Le Passe Muraille

Des gens plus qu’ordinaires

 

À propos de Poisson d’avril,  nouvelles de Mavis Gallant,

par Claire Julier

Les maisons des veuves sur la Côte d’Azur ont en commun le chintz à motifs à fleurs hypertrophiées et, partout, l’excès de meubles, pour la plupart de dimensions anormales».

Les personnages de Mavis Gallant sont en transit. Ils viennent d’ailleurs la plupart du temps d’Angleterre ou du Canada et se regroupent entre eux dans l’Europe des années 60, non par affinité, mais simplement parce qu’ils parlent la même langue et sont prisonniers des mêmes conventions. Ils vivent dans de modestes pensions de famille ou dans des villas de la Riviera spécialement construites pour leurs congénères nantis, dans un style «anglo-islamique désinvolte», au début du siècle et qui, depuis, n’ont cessé de se délabrer.

Leurs vies sont bien rangées, sans surprise et ils voyagent avec leurs habitudes, leurs rites. Partout où ils passent, ils recréent leur petit monde clos, perpétuels inadaptés. Ils ont pris un train, un avion avec leurs soucis dans la tête et arrivent dans un ailleurs – qu’ils soit en France, en Espagne, en Russie – avec ce même souci qui «ventouse» leur tête.

Mavis Gallant dit en une seule phrase l’essentiel de ces personnes déplacées. Elle les relie à une phase de leur histoire, à une appartenance sociale, à une caractéristique de leur physique correspondant à une vue de l’extérieur hâtive et simplifiée. «Malcolm discerne que le gardien n’est pas Français parce qu’il marche sur le gazon entre les immeubles d’habitation et qu’il est en bras de chemise».

Ces indigents dégagent un parfum particulier, celui d’une atmosphère confinée où la seule bribe de fantaisie reste intériorisée. Ils se fréquentent, bien sûr, assurés d’avance qu’ils ne risquent rien puisqu’ils appartiennent au même cercle social, mais ils se voient en s’ignorant, s’ignorant eux-mêmes et s’égarant dans leurs propres soliloques. Dans les trois parties du recueil, les personnages ont cette difficulté d’abandonner leur quant-à-soi et d’aller vers l’autre. Ils sont en mal d’appartenance, mais s’en protègent aussi. «Dans la zone neutre des tablées séparant les touristes anglais des Français étaient installés les Tuttlingen, de Stuttgart, et Mrs. Owens, qui était Américaine.»

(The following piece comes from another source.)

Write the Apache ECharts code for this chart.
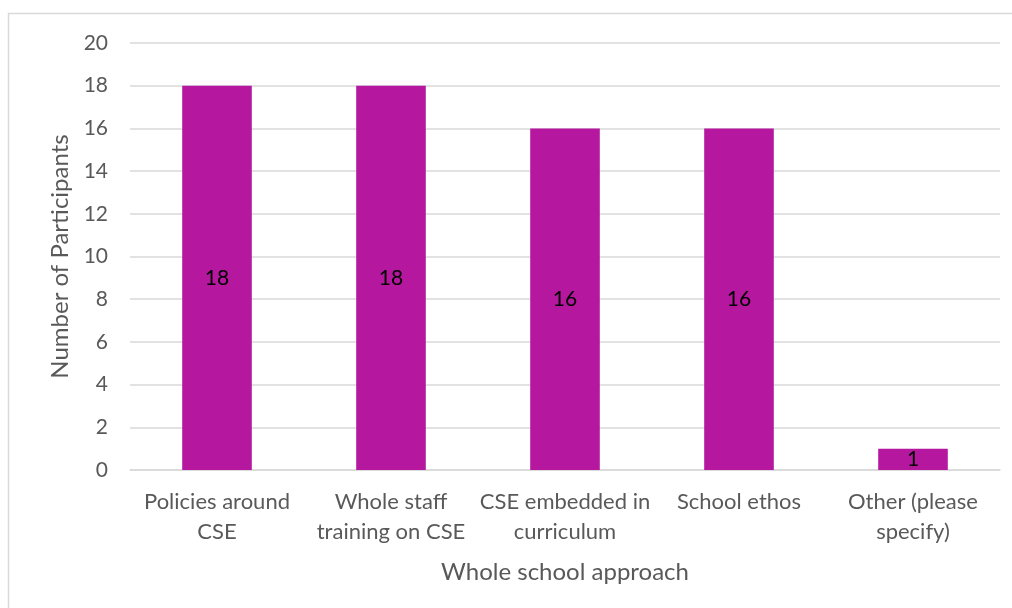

Pour ces enfants en mal de paternité, ces jeunes femmes en mal de maris, des veuves en mal de confort, des individus en mal d’existence, la seule consolation est d’avoir des rêves de midinette, des envies de roman-photo. «Amabel se leva et s’étira pour que les Russes puissent apprécier ses cheveux, sa taille, ses bras minces et, pour ceux qui avaient la chance de les apercevoir, ses cuisses.» Leurs émotions se ternissent vite et la réalité la plus insipide met à nouveau la vie en ordre.

La description est souvent mordante, les paroles malheureuses ou retenues prisonnières mais, par ce qui perce dans ce qui n’est pas dit, ces vies gluantes de médiocrité et qui s’empêchent de prendre leur essor conservent un espace inatteignable où elles peuvent rire d’elles-mêmes. N’éprouvant aucun désir, elles trouvent dans les fauteuils en chintz et les maisons décrépites un espace où elles peuvent se ni-cher. «Sans rien dire de plus, les Plummer montèrent dans le taxi et retournèrent avec Amabel au cœur de leur isolement, où il n’y avait pas de place pour une tierce personne, mais celle-ci n’en savait rien, si bien que pour Amabel, l’année fut sauvée.»

Claire Julier

Mavis Gallant, Poisson d’avril, nouvelles (In transit). Traduit de l’anglais par Geneviève Doze, Fayard, 294 p.